Zuschauerraum musste entgiftet werden
"Spätere Restauratoren versuchten dann mit Holzschutzmitteln zu arbeiten", berichtet Professor Matthias Staschull. Vor allem in den dreißiger Jahren kamen chemische Lasuren auf. Damit wurde das Theater geradezu verseucht. "Wir standen also vor der Aufgabe, den ganzen Zuschauerrraum ersteinmal zu entgiften", beschreibt Staschull eine der neben der neuen Entlüftungsanlage heikelsten Aufgaben für die Restauratoren bei der Komplettüberholung.
Die beeindruckendste "Neuerung" betreffen allerdings den Orchestergraben und die Bühne. Letztere erhielt wieder ihre Originalmaße und ist damit um 40 Prozent größer als jener Guckkasten-Einbau, den man aufgrund der eminenten Heizkosten in den 30er Jahren errichtet hatte.
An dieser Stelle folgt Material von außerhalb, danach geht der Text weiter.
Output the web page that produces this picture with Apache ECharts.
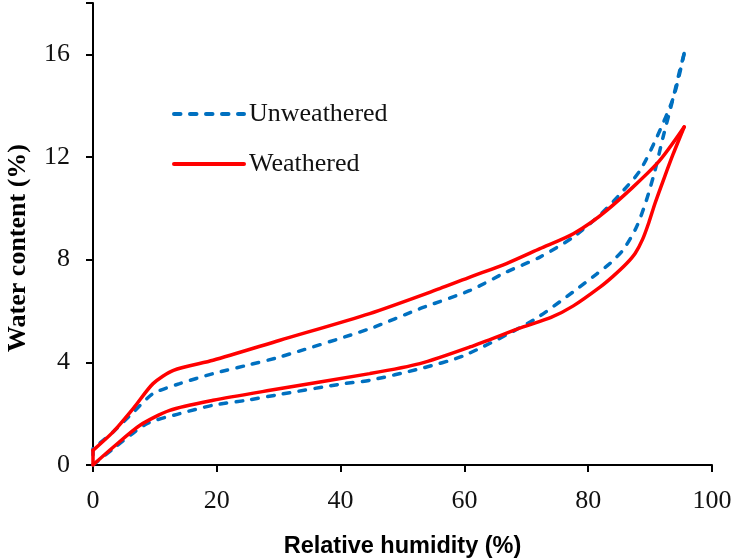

Eine Berliner Spezialfirma wurde beauftragt, einen barocken Bühnenprospekt nach Originalskizzen Galli da Babienas anzufertigen. Das Ergebnis ist überwältigend: Man schaut jetzt in schönster barocker Illusionskultur in einen Theaterraum, der sich ins Unendliche zu ergießen scheint.
Nun hoffen die Bayreuther inständig darauf, dass sie künftig vom touristischen Run auf Neuschwanstein, Herrenchiemsee und Linderhof einen guten Teil Richtung Fichtelgebirge lenken können. Getrommelt wird heftig. Nach der Wiedereinweihung mit Ministerpräsident und hochmögenden Gästen gibt es eigene Residenztage (17. bis 29. April) mit dem passenden Motto "Vorhang auf!"